=== Data extract ===

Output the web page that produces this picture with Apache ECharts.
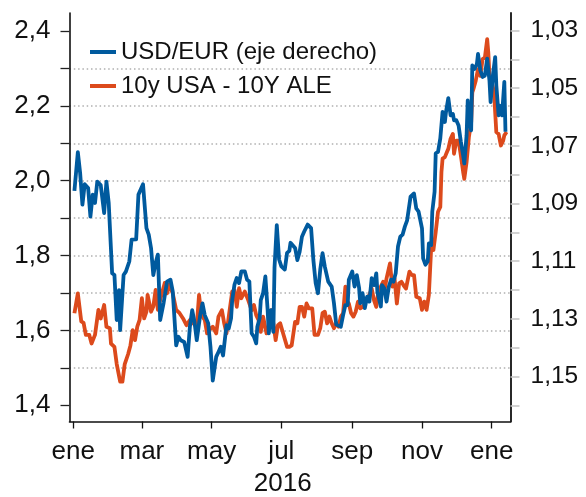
<!DOCTYPE html>
<html><head><meta charset="utf-8">
<script src="https://cdn.jsdelivr.net/npm/echarts@6/dist/echarts.min.js"></script>
<style>html,body{margin:0;padding:0;background:#fff}#c{width:586px;height:497px}</style>
</head><body><div id="c"></div>
<script>
// x values are days since 1 Jan 2016
const monthTickDays = [0, 60, 121, 182, 244, 305, 366];
const monthLabels = ['ene', 'mar', 'may', 'jul', 'sep', 'nov', 'ene'];
const yearLabel = '2016';
const seriesNames = ['USD/EUR (eje derecho)', '10y USA - 10Y ALE'];

const spreadTicks = [1.4, 1.5, 1.6, 1.7, 1.8, 1.9, 2.0, 2.1, 2.2, 2.3, 2.4];
const spreadLabelValues = [1.4, 1.6, 1.8, 2.0, 2.2, 2.4];
const rateTicks = [1.03, 1.04, 1.05, 1.06, 1.07, 1.08, 1.09, 1.10, 1.11, 1.12, 1.13, 1.14, 1.15, 1.16];
const rateLabelValues = [1.03, 1.05, 1.07, 1.09, 1.11, 1.13, 1.15];

// USD/EUR (right axis, inverted)
const usdDays = [
  1, 4, 6, 8, 10, 13, 15, 17, 19, 21,
  24, 27, 29, 31, 34, 36, 38, 40, 41, 44,
  46, 49, 51, 55, 57, 61, 64, 66, 68, 70,
  72, 74, 76, 79, 82, 85, 87, 90, 92, 94,
  97, 100, 102, 104, 106, 108, 111, 113, 115, 118,
  120, 122, 125, 127, 129, 131, 134, 136, 138, 139,
  141, 143, 145, 147, 150, 152, 154, 156, 158, 160,
  161, 163, 164, 166, 168, 170, 171, 173, 175, 176,
  178, 180, 182, 185, 187, 189, 190, 194, 196, 198,
  200, 202, 205, 208, 210, 212, 214, 216, 218, 220,
  223, 226, 228, 230, 234, 236, 238, 240, 241, 244,
  246, 248, 250, 251, 253, 255, 257, 259, 261, 263,
  265, 266, 269, 270, 272, 274, 276, 278, 280, 282,
  284, 286, 288, 290, 292, 295, 298, 300, 302, 305,
  306, 308, 310, 311, 313, 314, 316, 317, 319, 321,
  323, 325, 326, 328, 330, 332, 333, 335, 337, 339,
  341, 342, 344, 345, 346, 348, 349, 351, 353, 354,
  356, 358, 360, 362, 364, 365, 367, 369, 370, 372,
  373, 375, 377, 378
];
const usdRate = [
  1.0856, 1.0722, 1.0794, 1.0904, 1.0833, 1.0846, 1.0945, 1.0869, 1.0898, 1.0824,
  1.0836, 1.0933, 1.0824, 1.0898, 1.1142, 1.1148, 1.1304, 1.1200, 1.1339, 1.1148,
  1.1136, 1.1101, 1.1025, 1.1024, 1.0869, 1.0833, 1.0985, 1.1008, 1.1054, 1.1148,
  1.1106, 1.1077, 1.1304, 1.1245, 1.1171, 1.1164, 1.1205, 1.1392, 1.1362, 1.1374,
  1.1380, 1.1432, 1.1327, 1.1270, 1.1310, 1.1374, 1.1287, 1.1246, 1.1287, 1.1315,
  1.1397, 1.1514, 1.1432, 1.1415, 1.1397, 1.1427, 1.1322, 1.1333, 1.1298, 1.1235,
  1.1181, 1.1158, 1.1176, 1.1135, 1.1135, 1.1164, 1.1170, 1.1350, 1.1362, 1.1385,
  1.1327, 1.1298, 1.1235, 1.1211, 1.1153, 1.1270, 1.1350, 1.1270, 1.1345, 1.1123,
  1.0975, 1.1094, 1.1118, 1.1129, 1.1071, 1.1064, 1.1036, 1.1054, 1.1096, 1.1067,
  1.1015, 1.0997, 1.0973, 1.0985, 1.1096, 1.1176, 1.1211, 1.1129, 1.1072, 1.1119,
  1.1171, 1.1188, 1.1246, 1.1320, 1.1327, 1.1287, 1.1252, 1.1252, 1.1164, 1.1136,
  1.1188, 1.1148, 1.1193, 1.1246, 1.1211, 1.1263, 1.1223, 1.1240, 1.1159, 1.1183,
  1.1142, 1.1206, 1.1257, 1.1183, 1.1194, 1.1240, 1.1188, 1.1164, 1.1171, 1.1142,
  1.1049, 1.1015, 1.1008, 1.0980, 1.0958, 1.0876, 1.0865, 1.0917, 1.0928, 1.0986,
  1.1090, 1.1112, 1.1101, 1.1038, 1.1044, 1.0928, 1.0859, 1.0726, 1.0721, 1.0674,
  1.0582, 1.0617, 1.0582, 1.0534, 1.0594, 1.0589, 1.0611, 1.0611, 1.0629, 1.0686,
  1.0733, 1.0761, 1.0663, 1.0542, 1.0605, 1.0646, 1.0421, 1.0433, 1.0416, 1.0381,
  1.0438, 1.0461, 1.0456, 1.0397, 1.0473, 1.0548, 1.0456, 1.0392, 1.0490, 1.0594,
  1.0560, 1.0594, 1.0478, 1.0651
];

// 10y USA - 10Y ALE spread (left axis)
const spreadDays = [
  1, 4, 7, 9, 11, 14, 16, 19, 22, 24,
  27, 29, 32, 33, 36, 38, 41, 43, 45, 48,
  50, 52, 54, 56, 58, 60, 62, 64, 65, 68,
  70, 72, 74, 76, 80, 82, 84, 87, 90, 93,
  96, 99, 102, 105, 108, 110, 112, 115, 117, 120,
  122, 125, 127, 130, 132, 134, 136, 139, 141, 143,
  145, 147, 150, 153, 156, 158, 160, 162, 164, 166,
  169, 171, 173, 175, 177, 179, 181, 184, 187, 189,
  191, 194, 196, 198, 200, 202, 204, 206, 209, 211,
  214, 216, 218, 220, 222, 224, 226, 228, 230, 232,
  234, 236, 238, 239, 241, 243, 245, 247, 249, 251,
  253, 255, 257, 259, 261, 263, 265, 267, 269, 271,
  272, 274, 277, 279, 281, 283, 285, 287, 289, 291,
  294, 296, 298, 300, 303, 305, 307, 309, 311, 313,
  315, 317, 319, 321, 322, 323, 325, 327, 328, 330,
  332, 333, 335, 337, 339, 341, 342, 344, 346, 348,
  349, 350, 352, 354, 356, 358, 360, 362, 363, 364,
  366, 368, 370, 372, 374, 376, 377, 379
];
const spreadValues = [
  1.646, 1.699, 1.624, 1.620, 1.588, 1.588, 1.565, 1.588, 1.655, 1.632,
  1.668, 1.610, 1.606, 1.565, 1.556, 1.510, 1.463, 1.463, 1.510, 1.537,
  1.560, 1.601, 1.574, 1.610, 1.628, 1.686, 1.632, 1.650, 1.695, 1.650,
  1.664, 1.708, 1.655, 1.682, 1.727, 1.699, 1.722, 1.699, 1.655, 1.646,
  1.632, 1.614, 1.628, 1.619, 1.610, 1.695, 1.641, 1.628, 1.592, 1.605,
  1.610, 1.592, 1.637, 1.654, 1.619, 1.592, 1.637, 1.704, 1.708, 1.663,
  1.713, 1.686, 1.704, 1.681, 1.654, 1.668, 1.641, 1.628, 1.596, 1.637,
  1.592, 1.605, 1.654, 1.619, 1.574, 1.614, 1.619, 1.587, 1.556, 1.556,
  1.560, 1.623, 1.619, 1.663, 1.663, 1.637, 1.672, 1.659, 1.659, 1.588,
  1.588, 1.606, 1.646, 1.650, 1.619, 1.637, 1.619, 1.606, 1.619, 1.610,
  1.637, 1.646, 1.717, 1.681, 1.672, 1.646, 1.637, 1.650, 1.677, 1.659,
  1.663, 1.672, 1.686, 1.695, 1.712, 1.681, 1.663, 1.708, 1.717, 1.730,
  1.703, 1.739, 1.779, 1.717, 1.739, 1.672, 1.726, 1.730, 1.720, 1.712,
  1.757, 1.748, 1.748, 1.690, 1.686, 1.655, 1.677, 1.655, 1.695, 1.819,
  1.815, 1.863, 1.917, 1.930, 2.023, 2.059, 2.063, 2.078, 2.085, 2.112,
  2.125, 2.072, 2.107, 2.107, 2.067, 2.023, 2.005, 2.050, 2.116, 2.156,
  2.236, 2.245, 2.267, 2.298, 2.280, 2.325, 2.329, 2.378, 2.342, 2.280,
  2.263, 2.236, 2.130, 2.125, 2.094, 2.107, 2.121, 2.130
];

const BLUE = '#005a9e';
const ORANGE = '#dc4a1c';
const FONT = '"Liberation Sans", Arial, sans-serif';
const TXT = '#111111';

const chart = echarts.init(document.getElementById('c'), null, {renderer: 'canvas'});
chart.setOption({
  animation: false,
  backgroundColor: '#ffffff',
  grid: {left: 69.5, right: 75.5, top: 13, bottom: 75.5, containLabel: false, outerBoundsMode: 'none'},
  legend: {
    left: 85, top: 35, orient: 'vertical', icon: 'rect',
    itemWidth: 26, itemHeight: 4, itemGap: 10,
    textStyle: {fontFamily: FONT, fontSize: 24, color: TXT},
    data: [seriesNames[0], seriesNames[1]]
  },
  xAxis: {
    type: 'value', min: -3.3, max: 382.4,
    axisLine: {show: true, onZero: false, lineStyle: {color: TXT, width: 1.6}},
    axisTick: {show: true, customValues: monthTickDays, length: 7, lineStyle: {color: TXT, width: 1.3}},
    axisLabel: {
      customValues: monthTickDays, margin: 17,
      formatter: v => monthLabels[monthTickDays.indexOf(v)] || '',
      fontFamily: FONT, fontSize: 26, color: TXT
    },
    splitLine: {show: false},
    name: yearLabel, nameLocation: 'middle', nameGap: 49,
    nameTextStyle: {fontFamily: FONT, fontSize: 26, color: TXT, padding: [0, 14.6, 0, 0]}
  },
  yAxis: [
    {
      type: 'value', min: 1.3567, max: 2.448, splitNumber: 10,
      axisLine: {show: true, onZero: false, lineStyle: {color: TXT, width: 1.6}},
      axisTick: {show: true, customValues: spreadTicks, length: 9, lineStyle: {color: '#222', width: 1.3}},
      axisLabel: {
        customValues: spreadLabelValues, margin: 19,
        formatter: v => v.toFixed(1).replace('.', ','),
        fontFamily: FONT, fontSize: 26, color: TXT
      },
      splitLine: {show: true, showMinLine: false, showMaxLine: false,
        lineStyle: {color: '#b0b0b0', width: 1.5, type: [1.5, 2.8]}}
    },
    {
      type: 'value', position: 'right', inverse: true, min: 1.0239, max: 1.1656, splitNumber: 14,
      axisLine: {show: true, onZero: false, lineStyle: {color: TXT, width: 1.8}},
      axisTick: {show: true, customValues: rateTicks, length: 9, lineStyle: {color: '#c4c4c4', width: 1.5}},
      axisLabel: {
        customValues: rateLabelValues, margin: 20,
        formatter: v => v.toFixed(2).replace('.', ','),
        fontFamily: FONT, fontSize: 24.5, color: TXT
      },
      splitLine: {show: false}
    }
  ],
  series: [
    {
      name: seriesNames[1], type: 'line', yAxisIndex: 0, z: 2,
      data: spreadDays.map((d, i) => [d, spreadValues[i]]),
      symbol: 'none', showSymbol: false,
      lineStyle: {color: ORANGE, width: 3.8, join: 'round'}, itemStyle: {color: ORANGE}
    },
    {
      name: seriesNames[0], type: 'line', yAxisIndex: 1, z: 3,
      data: usdDays.map((d, i) => [d, usdRate[i]]),
      symbol: 'none', showSymbol: false,
      lineStyle: {color: BLUE, width: 3.8, join: 'round'}, itemStyle: {color: BLUE}
    }
  ]
});
</script>
</body></html>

=== What to work on ===
Quote, please, every line of the material above from its start through the line that has "1.11, 1.13, 1.15];", reproducing the words exactly and dropping any images.

=== Output ===
Output the web page that produces this picture with Apache ECharts.
<!DOCTYPE html>
<html><head><meta charset="utf-8">
<script src="https://cdn.jsdelivr.net/npm/echarts@6/dist/echarts.min.js"></script>
<style>html,body{margin:0;padding:0;background:#fff}#c{width:586px;height:497px}</style>
</head><body><div id="c"></div>
<script>
// x values are days since 1 Jan 2016
const monthTickDays = [0, 60, 121, 182, 244, 305, 366];
const monthLabels = ['ene', 'mar', 'may', 'jul', 'sep', 'nov', 'ene'];
const yearLabel = '2016';
const seriesNames = ['USD/EUR (eje derecho)', '10y USA - 10Y ALE'];

const spreadTicks = [1.4, 1.5, 1.6, 1.7, 1.8, 1.9, 2.0, 2.1, 2.2, 2.3, 2.4];
const spreadLabelValues = [1.4, 1.6, 1.8, 2.0, 2.2, 2.4];
const rateTicks = [1.03, 1.04, 1.05, 1.06, 1.07, 1.08, 1.09, 1.10, 1.11, 1.12, 1.13, 1.14, 1.15, 1.16];
const rateLabelValues = [1.03, 1.05, 1.07, 1.09, 1.11, 1.13, 1.15];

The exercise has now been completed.